## Begin Stored data
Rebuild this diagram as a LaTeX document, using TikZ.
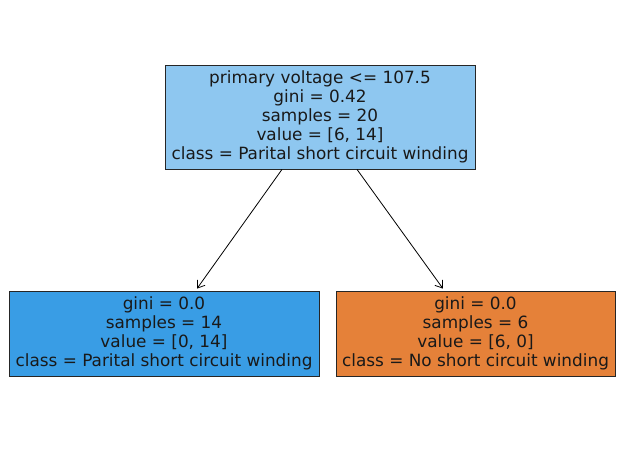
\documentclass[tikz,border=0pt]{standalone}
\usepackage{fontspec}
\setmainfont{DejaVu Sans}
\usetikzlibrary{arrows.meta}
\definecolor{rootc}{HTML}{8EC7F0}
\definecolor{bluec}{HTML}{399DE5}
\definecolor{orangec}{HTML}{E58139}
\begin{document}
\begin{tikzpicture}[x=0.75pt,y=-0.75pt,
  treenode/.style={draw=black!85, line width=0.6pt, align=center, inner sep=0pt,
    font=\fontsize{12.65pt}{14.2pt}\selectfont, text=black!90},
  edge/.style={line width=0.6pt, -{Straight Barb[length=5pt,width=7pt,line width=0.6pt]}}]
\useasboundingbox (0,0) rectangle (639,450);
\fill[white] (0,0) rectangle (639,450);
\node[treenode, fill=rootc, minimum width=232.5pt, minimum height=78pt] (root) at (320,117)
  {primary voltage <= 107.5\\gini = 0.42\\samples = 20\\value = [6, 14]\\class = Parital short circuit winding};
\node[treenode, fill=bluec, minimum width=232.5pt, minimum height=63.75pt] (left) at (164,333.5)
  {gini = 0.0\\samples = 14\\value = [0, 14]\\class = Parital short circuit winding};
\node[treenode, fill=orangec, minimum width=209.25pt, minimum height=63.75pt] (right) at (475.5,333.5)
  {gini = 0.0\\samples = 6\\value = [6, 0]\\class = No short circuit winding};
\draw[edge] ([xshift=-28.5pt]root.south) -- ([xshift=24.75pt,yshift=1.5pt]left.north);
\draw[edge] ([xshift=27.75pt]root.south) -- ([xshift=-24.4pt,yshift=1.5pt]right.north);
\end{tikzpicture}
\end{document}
## End Stored data
## Begin Stored data
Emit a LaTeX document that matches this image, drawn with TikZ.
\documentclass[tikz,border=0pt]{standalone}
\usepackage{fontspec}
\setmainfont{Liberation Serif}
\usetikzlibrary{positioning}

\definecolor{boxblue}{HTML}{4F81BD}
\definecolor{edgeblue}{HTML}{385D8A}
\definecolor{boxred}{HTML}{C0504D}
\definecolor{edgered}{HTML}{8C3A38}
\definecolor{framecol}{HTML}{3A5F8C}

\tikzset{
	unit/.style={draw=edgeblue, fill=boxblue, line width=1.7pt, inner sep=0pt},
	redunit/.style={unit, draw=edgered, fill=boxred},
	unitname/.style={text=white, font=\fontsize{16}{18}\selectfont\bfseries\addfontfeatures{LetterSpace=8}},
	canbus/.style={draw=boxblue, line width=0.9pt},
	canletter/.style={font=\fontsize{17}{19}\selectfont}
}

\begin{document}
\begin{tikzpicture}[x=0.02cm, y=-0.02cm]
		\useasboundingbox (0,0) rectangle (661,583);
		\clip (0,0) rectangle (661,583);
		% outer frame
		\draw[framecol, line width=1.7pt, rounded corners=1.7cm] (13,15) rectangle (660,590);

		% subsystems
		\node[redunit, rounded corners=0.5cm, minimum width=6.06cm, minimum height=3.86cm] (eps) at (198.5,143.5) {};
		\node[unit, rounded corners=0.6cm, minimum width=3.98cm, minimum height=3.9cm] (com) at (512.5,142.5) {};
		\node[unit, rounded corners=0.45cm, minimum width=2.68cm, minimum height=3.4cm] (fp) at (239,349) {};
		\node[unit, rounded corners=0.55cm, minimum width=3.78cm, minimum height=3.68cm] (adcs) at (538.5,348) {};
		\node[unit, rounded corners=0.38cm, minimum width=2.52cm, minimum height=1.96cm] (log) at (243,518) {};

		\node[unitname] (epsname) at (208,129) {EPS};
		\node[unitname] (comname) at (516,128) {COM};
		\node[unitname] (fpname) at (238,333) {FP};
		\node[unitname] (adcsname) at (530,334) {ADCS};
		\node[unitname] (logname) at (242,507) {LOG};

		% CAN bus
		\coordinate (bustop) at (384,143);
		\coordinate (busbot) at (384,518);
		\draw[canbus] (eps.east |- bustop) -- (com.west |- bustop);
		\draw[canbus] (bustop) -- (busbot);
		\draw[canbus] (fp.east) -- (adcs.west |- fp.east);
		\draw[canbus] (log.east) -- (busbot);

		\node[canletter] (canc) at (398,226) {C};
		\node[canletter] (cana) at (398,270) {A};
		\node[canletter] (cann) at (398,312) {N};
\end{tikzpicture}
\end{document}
## End Stored data
Job: Determine how many lines include the word "LaTeX" and report that number by itself.

Written response: 2